8. The mixer tap according to claim 3, wherein the first means comprise a groove in the intermediate part to receive a pin integral with the lever, wherein the lever is movable in rotation around a first axis and the intermediate part is movable around a second axis, the displacement of the pin in the groove inducing the rotation of the intermediate part in one direction, when the lever is oriented on the first side of the stop position, and wherein the second means comprise an extension of the groove in the intermediate part, the displacement of the pin inducing the rotation of the intermediate part in the one direction, when the lever is oriented on the second side of the stop position.

9. The mixer tap according to claim 3, wherein the first and the second means comprise:

a connecting rod linking the lever and the intermediate part,

wherein the connecting rod is movable along a primary axis of rotation around the lever and along a secondary axis around the intermediate part,

wherein the lever is movable in rotation around a first axis and the intermediate part is movable around a second axis, the first and second axes being parallel to each other,

wherein the stop position is defined by the orthogonality of the plane of the primary and secondary axes and the plane of the secondary and second axes, the rotation of the intermediate part taking place, by means of the connecting rod, in a same direction for an orientation of the lever on the first side and on the second side of the stop position.
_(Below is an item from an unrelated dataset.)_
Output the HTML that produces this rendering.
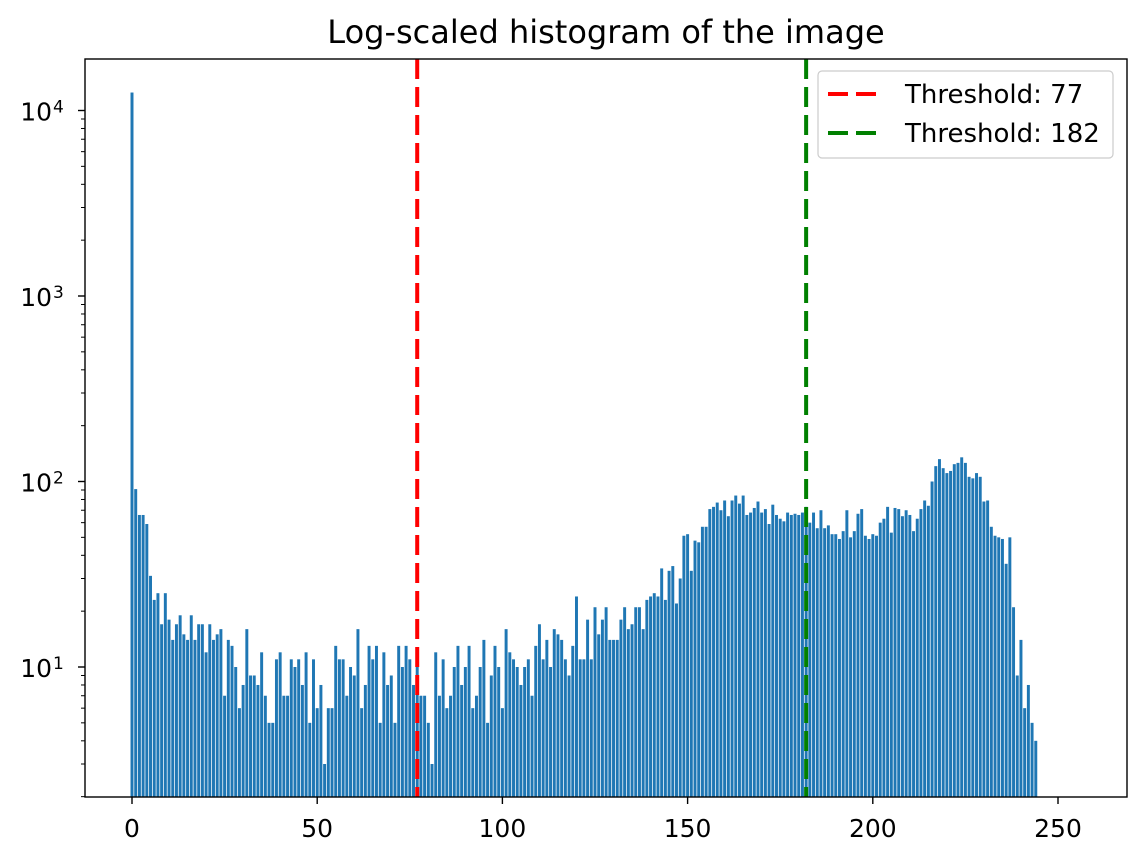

10. The mixer tap according to claim 3, wherein:

the first means comprise: a first axis for the rotation of the intermediate part, a circular groove, formed in the lever and centered on said first axis, a pin integral with said cylinder, arranged in the groove, said pin bearing on a first end of the groove at the stop position of the lever and beyond, and the pin being displaced in the groove for positions of the lever on the first side of the stop position, to assure an orientation of the lever in rotation around the first axis on the first side of the stop position and around the pin on the second side, and a first blocking lug, formed in the lever, immobilising the intermediate part in relation to the lever for its positions on the first side of the stop position, when the lever is moved away from the stop position, to induce the rotation of the intermediate part in one direction,

second means comprise: a second lug, formed on the lever, arranged between the first axis and the pin, the rotation of the lever around the pin in an opposite direction for orientations of the lever on the the second side of the stop position, controlling the rotation of the intermediate part in the same direction, by said second lug bearing on this intermediate part, wherein the return means are arranged between the intermediate part and the lever.